■ Your instructions: Copy out each line below that has the word "this" in it.

■ Provided material:
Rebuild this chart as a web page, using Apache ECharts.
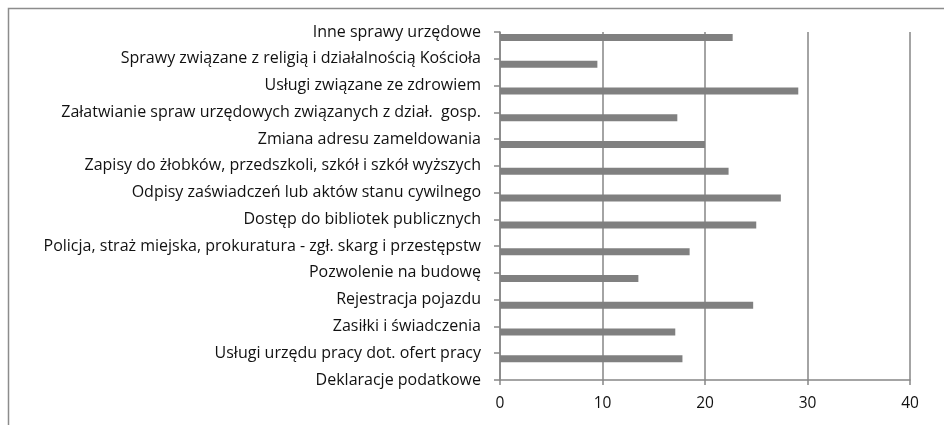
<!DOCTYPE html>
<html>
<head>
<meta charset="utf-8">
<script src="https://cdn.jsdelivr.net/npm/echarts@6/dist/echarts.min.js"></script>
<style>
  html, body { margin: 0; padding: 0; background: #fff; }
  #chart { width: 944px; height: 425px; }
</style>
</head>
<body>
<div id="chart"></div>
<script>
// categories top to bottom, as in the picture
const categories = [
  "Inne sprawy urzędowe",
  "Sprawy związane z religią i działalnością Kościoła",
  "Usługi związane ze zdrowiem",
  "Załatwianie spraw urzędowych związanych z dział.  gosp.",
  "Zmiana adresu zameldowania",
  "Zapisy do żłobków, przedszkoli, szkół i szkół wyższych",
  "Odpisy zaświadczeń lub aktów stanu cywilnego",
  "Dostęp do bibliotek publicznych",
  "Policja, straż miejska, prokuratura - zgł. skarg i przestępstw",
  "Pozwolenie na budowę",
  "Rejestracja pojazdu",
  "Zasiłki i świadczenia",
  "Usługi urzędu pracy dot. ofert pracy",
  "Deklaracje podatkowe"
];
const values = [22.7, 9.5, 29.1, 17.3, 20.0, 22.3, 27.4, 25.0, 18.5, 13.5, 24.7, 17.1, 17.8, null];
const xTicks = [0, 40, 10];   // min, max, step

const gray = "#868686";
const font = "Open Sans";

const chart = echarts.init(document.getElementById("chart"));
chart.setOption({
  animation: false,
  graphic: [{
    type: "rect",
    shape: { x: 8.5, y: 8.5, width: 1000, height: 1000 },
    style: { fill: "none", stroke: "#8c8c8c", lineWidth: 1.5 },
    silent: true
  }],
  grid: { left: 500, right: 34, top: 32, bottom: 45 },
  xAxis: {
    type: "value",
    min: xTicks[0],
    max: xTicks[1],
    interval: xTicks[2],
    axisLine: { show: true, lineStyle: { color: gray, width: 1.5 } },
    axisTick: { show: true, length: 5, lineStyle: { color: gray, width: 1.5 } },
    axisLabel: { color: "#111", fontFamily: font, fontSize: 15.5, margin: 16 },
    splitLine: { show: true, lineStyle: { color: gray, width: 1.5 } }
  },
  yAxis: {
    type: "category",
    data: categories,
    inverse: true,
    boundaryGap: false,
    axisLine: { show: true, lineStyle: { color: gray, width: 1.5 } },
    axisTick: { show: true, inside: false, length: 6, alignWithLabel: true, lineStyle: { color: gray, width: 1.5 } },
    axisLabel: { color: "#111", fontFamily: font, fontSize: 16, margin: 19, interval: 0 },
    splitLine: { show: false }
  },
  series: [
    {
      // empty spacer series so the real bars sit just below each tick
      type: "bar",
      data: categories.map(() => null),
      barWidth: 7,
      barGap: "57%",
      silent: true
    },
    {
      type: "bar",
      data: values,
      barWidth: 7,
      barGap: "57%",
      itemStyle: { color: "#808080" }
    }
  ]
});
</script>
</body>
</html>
---
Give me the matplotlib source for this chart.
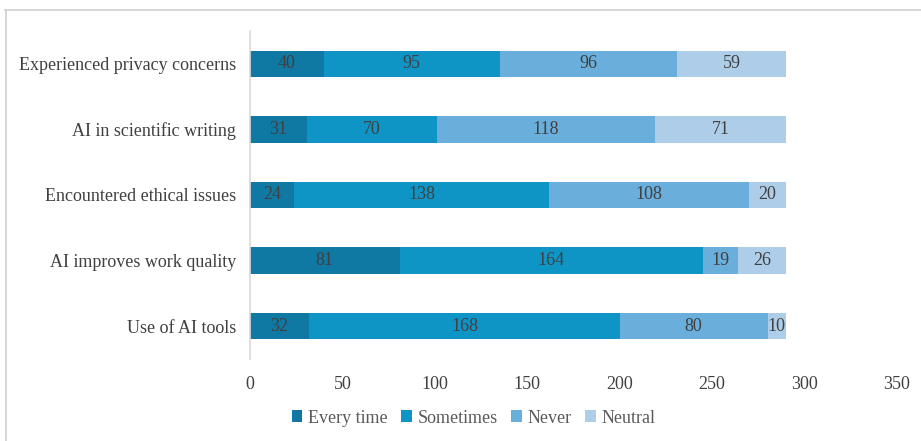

■ Solution to the exercise:
Rebuild this chart as a web page, using Apache ECharts.
Give me the matplotlib source for this chart.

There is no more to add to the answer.